28. The order dated 21.08.1996, insofar as, it provides that the period during which the petitioner remained under suspension shall not be treated as period spent on duty, is quashed.
29. The usual course of action upon the quashment of an order of punishment is to remand the matter back to the authorities for fresh consideration from the point where the proceedings stood vitiated. However, at times, the courts have in the interest of justice declined to remand the matter for fresh consideration and has accorded finality to the issue. In the facts of the instant case, the controversy pertains to the year 1993. The petitioner has been prosecuting his case for a long years before the different authorities and courts. The petitioner is in the evening of his life. Adequate punishment has already been meted out to the petitioner in the punishment order. It will not be appropriate to face him with the prospect of further litigation. It is a time to come to a litigative rest. In such view of the fact that the matter is not being remanded to the disciplinary authorities.
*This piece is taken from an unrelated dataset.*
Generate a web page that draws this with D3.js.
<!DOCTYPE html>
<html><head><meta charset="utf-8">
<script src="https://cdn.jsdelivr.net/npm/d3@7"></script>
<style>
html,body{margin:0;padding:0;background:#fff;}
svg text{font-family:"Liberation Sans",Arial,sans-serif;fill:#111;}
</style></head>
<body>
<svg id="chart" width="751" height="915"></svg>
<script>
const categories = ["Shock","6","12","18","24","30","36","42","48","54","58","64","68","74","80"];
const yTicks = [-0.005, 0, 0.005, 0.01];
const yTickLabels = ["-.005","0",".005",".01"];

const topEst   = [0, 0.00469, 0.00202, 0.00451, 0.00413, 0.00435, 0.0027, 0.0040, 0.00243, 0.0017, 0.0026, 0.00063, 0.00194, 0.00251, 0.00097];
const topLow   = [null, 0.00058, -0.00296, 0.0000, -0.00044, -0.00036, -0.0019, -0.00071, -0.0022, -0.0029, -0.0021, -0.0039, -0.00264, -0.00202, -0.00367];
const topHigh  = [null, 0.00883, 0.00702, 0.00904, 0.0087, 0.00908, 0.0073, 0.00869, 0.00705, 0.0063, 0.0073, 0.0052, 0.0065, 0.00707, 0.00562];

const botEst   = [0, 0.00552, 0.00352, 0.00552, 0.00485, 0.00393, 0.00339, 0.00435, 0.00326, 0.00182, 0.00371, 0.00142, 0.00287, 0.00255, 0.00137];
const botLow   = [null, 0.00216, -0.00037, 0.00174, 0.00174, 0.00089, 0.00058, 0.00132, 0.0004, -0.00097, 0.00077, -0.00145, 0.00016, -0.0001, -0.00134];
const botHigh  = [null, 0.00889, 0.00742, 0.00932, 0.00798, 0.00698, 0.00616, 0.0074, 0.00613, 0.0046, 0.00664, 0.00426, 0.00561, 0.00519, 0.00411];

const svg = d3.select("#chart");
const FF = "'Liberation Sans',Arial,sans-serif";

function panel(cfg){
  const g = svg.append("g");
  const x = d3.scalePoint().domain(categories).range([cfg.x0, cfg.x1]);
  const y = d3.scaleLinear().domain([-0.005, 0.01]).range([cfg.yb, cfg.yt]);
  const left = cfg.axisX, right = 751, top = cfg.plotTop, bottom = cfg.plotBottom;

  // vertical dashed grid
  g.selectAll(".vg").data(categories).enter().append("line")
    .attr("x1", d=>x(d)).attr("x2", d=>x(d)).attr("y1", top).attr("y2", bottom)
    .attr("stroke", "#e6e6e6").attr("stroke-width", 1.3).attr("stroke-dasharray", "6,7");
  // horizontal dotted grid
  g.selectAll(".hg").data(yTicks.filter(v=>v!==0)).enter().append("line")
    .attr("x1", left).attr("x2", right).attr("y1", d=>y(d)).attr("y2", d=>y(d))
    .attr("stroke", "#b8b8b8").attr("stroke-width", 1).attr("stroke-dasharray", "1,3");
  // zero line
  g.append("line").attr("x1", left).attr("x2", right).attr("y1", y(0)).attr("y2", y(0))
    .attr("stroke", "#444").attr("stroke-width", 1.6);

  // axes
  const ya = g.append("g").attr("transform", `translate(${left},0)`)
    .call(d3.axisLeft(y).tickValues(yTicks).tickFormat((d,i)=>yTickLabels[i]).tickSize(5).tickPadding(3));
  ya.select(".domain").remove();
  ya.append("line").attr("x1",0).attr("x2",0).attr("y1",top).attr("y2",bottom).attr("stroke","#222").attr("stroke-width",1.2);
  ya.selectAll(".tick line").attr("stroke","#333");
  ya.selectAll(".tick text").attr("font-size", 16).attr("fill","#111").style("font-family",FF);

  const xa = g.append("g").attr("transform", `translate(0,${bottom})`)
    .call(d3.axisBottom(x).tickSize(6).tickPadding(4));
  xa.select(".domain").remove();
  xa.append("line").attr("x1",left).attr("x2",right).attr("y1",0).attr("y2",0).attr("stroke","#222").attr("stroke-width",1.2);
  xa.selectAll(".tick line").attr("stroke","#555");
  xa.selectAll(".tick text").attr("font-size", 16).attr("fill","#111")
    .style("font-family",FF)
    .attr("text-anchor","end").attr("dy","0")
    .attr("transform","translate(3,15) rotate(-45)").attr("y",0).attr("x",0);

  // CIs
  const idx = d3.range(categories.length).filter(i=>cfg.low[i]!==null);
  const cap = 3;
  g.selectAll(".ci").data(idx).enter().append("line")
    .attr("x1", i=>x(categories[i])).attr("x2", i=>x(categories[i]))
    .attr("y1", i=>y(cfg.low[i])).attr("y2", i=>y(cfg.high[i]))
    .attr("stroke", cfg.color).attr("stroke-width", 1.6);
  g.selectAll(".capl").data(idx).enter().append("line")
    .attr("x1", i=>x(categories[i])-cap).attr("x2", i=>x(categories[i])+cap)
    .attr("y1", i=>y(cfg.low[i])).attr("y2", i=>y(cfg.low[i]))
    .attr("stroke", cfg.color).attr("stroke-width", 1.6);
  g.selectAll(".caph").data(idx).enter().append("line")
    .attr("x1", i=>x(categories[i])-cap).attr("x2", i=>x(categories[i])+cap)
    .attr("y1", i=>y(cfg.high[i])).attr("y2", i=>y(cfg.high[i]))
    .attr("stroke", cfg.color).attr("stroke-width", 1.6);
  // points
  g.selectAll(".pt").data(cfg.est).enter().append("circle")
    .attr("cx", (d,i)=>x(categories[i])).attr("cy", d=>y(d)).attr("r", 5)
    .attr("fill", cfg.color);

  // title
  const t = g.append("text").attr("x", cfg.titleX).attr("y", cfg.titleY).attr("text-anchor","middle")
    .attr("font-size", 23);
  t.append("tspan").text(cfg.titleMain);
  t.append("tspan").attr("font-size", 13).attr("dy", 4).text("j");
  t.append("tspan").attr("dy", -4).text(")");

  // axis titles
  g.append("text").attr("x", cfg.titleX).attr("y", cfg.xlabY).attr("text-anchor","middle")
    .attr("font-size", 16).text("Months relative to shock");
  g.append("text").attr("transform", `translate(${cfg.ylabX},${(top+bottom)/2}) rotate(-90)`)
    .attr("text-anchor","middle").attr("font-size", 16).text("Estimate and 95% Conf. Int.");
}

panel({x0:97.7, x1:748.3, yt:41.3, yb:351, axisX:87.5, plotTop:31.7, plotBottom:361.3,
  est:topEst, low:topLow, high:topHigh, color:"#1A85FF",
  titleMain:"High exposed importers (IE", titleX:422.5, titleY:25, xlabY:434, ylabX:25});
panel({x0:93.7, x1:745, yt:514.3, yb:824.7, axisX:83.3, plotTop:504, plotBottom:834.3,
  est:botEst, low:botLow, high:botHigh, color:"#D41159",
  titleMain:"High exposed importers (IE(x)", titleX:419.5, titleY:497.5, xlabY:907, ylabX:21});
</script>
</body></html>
30. Mandamus is issued to the respondent authorities commanding them to treat the period during which the petitioner remained suspended as period spent on duty and release all the consequential benefits in favour of the petitioner with 6% interest. The exercise shall be completed within a period of three months from the date of receipt of certified copy of this order.
31. The writ petition is partly allowed.